Could Drapes And Curtains Be Future Display Canvases? Maybe …

March 31, 2022 by Dave Haynes

A pile of different institutions – including universities, institutes and the labs of private companies – have people looking into ways to blend LED light emitters with fabric to create news kinds of displays based around smart textiles. The core of it is woven fabric that incorporates electronic devices – LEDs but also things like sensors and energy harvesters.

Display Daily has a post up that digs into research findings for “Smart textile lighting/display system with multifunctional fibre devices for large scale smart home and IoT applications.”

The research paper is way the hell over my head, but Display Daily boils it down and simplifies at least some of was published in Nature Communications.

Despite the considerable progress in smart textile technology that has been accomplished to date, the team states in their article that “a large scale approach for a smart display system with integrated multifunctional devices in traditional textile platforms has yet to be demonstrated.”

Addressing this issue was the focus of research undertaken by the team.
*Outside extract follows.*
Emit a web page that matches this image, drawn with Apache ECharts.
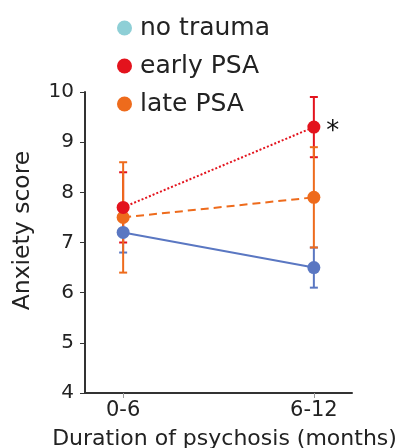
<!DOCTYPE html>
<html lang="en">
<head>
    <meta charset="UTF-8">
    <title>anxiety</title>
    <script src="https://cdn.jsdelivr.net/npm/echarts@6/dist/echarts.min.js"></script>
    <style>
        html, body { margin: 0; padding: 0; background: #fff; }
    </style>
</head>
<body>
<div id="main" style="width: 400px;height:448px;"></div>

<script>
    // data
    const categories = ['0-6', '6-12'];
    const names = ['no trauma', 'early PSA', 'late PSA'];
    const noTrauma = [7.2, 6.5];
    const noTraumaLow = [6.8, 6.1];
    const noTraumaHigh = [7.6, 6.9];
    const earlyPSA = [7.7, 9.3];
    const earlyLow = [7.0, 8.7];
    const earlyHigh = [8.4, 9.9];
    const latePSA = [7.5, 7.9];
    const lateLow = [6.4, 6.9];
    const lateHigh = [8.6, 8.9];
    const yTicks = [4, 5, 6, 7, 8, 9, 10];

    const lineColors = ['#5a77c2', '#e3131d', '#ee6b1c'];
    const legendColors = ['#8ecfd6', '#e3131d', '#ee6b1c'];
    const font = 'DejaVu Sans';

    const pts = function (vals) {
        return vals.map(function (v, i) { return [i, v]; });
    };
    const bars = function (low, high) {
        return low.map(function (l, i) { return [i, l, high[i]]; });
    };

    const errorSeries = function (name, low, high, color, z) {
        return {
            type: 'custom',
            name: name,
            z: z,
            silent: true,
            data: bars(low, high),
            renderItem: function (params, api) {
                const x = api.coord([api.value(0), api.value(1)])[0];
                const y1 = api.coord([api.value(0), api.value(1)])[1];
                const y2 = api.coord([api.value(0), api.value(2)])[1];
                const w = 4;
                const style = { stroke: color, lineWidth: 2 };
                return {
                    type: 'group',
                    children: [
                        { type: 'line', shape: { x1: x, y1: y1, x2: x, y2: y2 }, style: style },
                        { type: 'line', shape: { x1: x - w, y1: y1, x2: x + w, y2: y1 }, style: style },
                        { type: 'line', shape: { x1: x - w, y1: y2, x2: x + w, y2: y2 }, style: style }
                    ]
                };
            }
        };
    };

    const lineSeries = function (name, vals, color, dash, z, label) {
        return {
            type: 'line',
            name: name,
            z: z,
            data: pts(vals),
            symbol: 'circle',
            symbolSize: 13,
            itemStyle: { color: color },
            lineStyle: { color: color, width: 2, type: dash },
            label: label || { show: false },
            animation: false
        };
    };

    const myChart = echarts.init(document.getElementById('main'));
    myChart.setOption({
        animation: false,
        textStyle: { fontFamily: font },
        legend: {
            orient: 'vertical',
            left: 112,
            top: 9,
            itemGap: 10,
            icon: 'circle',
            itemWidth: 15,
            itemHeight: 15,
            selectedMode: false,
            textStyle: { fontSize: 25, lineHeight: 28, color: '#222', fontFamily: font, padding: [0, 0, 0, 3] },
            data: names.map(function (n, i) {
                return { name: n, itemStyle: { color: legendColors[i] } };
            })
        },
        grid: { left: 85, right: 48, top: 92, bottom: 55, containLabel: false, outerBoundsMode: 'none' },
        xAxis: {
            type: 'value',
            min: -0.2,
            max: 1.2,
            name: 'Duration of psychosis (months)',
            nameLocation: 'middle',
            nameGap: 35,
            nameTextStyle: { fontSize: 22, color: '#222', fontFamily: font, padding: [0, 0, 0, 12] },
            splitLine: { show: false },
            axisLine: { show: true, onZero: false, lineStyle: { color: '#333', width: 2 } },
            axisTick: { show: true, customValues: [0, 1], length: 5, lineStyle: { color: '#999' } },
            axisLabel: {
                customValues: [0, 1],
                fontSize: 21,
                color: '#222',
                margin: 7,
                formatter: function (v) { return categories[Math.round(v)]; }
            }
        },
        yAxis: {
            type: 'value',
            min: yTicks[0],
            max: yTicks[yTicks.length - 1],
            interval: 1,
            name: 'Anxiety score',
            nameLocation: 'middle',
            nameGap: 50,
            nameTextStyle: { fontSize: 23.5, color: '#222', fontFamily: font, padding: [0, 0, 0, 24] },
            splitLine: { show: false },
            axisLine: { show: true, onZero: false, lineStyle: { color: '#333', width: 2 } },
            axisTick: { show: true, length: 5, lineStyle: { color: '#333' } },
            axisLabel: { fontSize: 20, color: '#222', margin: 11 }
        },
        series: [
            errorSeries('no trauma', noTraumaLow, noTraumaHigh, lineColors[0], 1),
            errorSeries('early PSA', earlyLow, earlyHigh, lineColors[1], 2),
            errorSeries('late PSA', lateLow, lateHigh, lineColors[2], 3),
            lineSeries('no trauma', noTrauma, lineColors[0], 'solid', 4),
            lineSeries('late PSA', latePSA, lineColors[2], [8, 5], 5),
            lineSeries('early PSA', earlyPSA, lineColors[1], [2, 2], 6, {
                show: true,
                position: 'right',
                distance: 6,
                offset: [0, 5],
                fontSize: 26,
                color: '#111',
                formatter: function (p) { return p.dataIndex === 1 ? '*' : ''; }
            })
        ]
    });
</script>
</body>
</html>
A recent article on this topic published by the team was entitled “Smart textile lighting/display system with multifunctional fibre devices for large scale smart home and IoT applications.”  It was published in Nature Communications (2022) and can be found here.

In this article, the team reported on development of means to produce woven fabric that integrates red, green and blue LEDs, wireless energy harvesting and energy storage. Smart sensors were also integrated providing capabilities for touch sensing, temperature sensing, environmental monitoring, biosignal monitoring and photo detection. The team demonstrated their new approach by integrated these electronic capabilities into a series of 46 inch prototype smart fabrics.

Researchers have come up with prototypes that solder LEDs to super-thin and flexible copper wiring and weave them in with cotton fibers.

The LEDs in the prototypes were mounted onto a 4 mm wide flexible copper fiber on which the electrodes were patterned by chemical copper etching. Solder paste was applied to each LED mounting location. After placing LEDs aligned with soldering paste on a copper fiber, hot-dry reflowing (< 250 °C, solidifying solders) was used to secure the LEDs. The copper fibers were then woven with cotton fibers using a line by line asymmetry, the ratio being 1:3 for the LED versus cotton thread. This weaving approach was used to avoid distortion when images are displayed on the fabric.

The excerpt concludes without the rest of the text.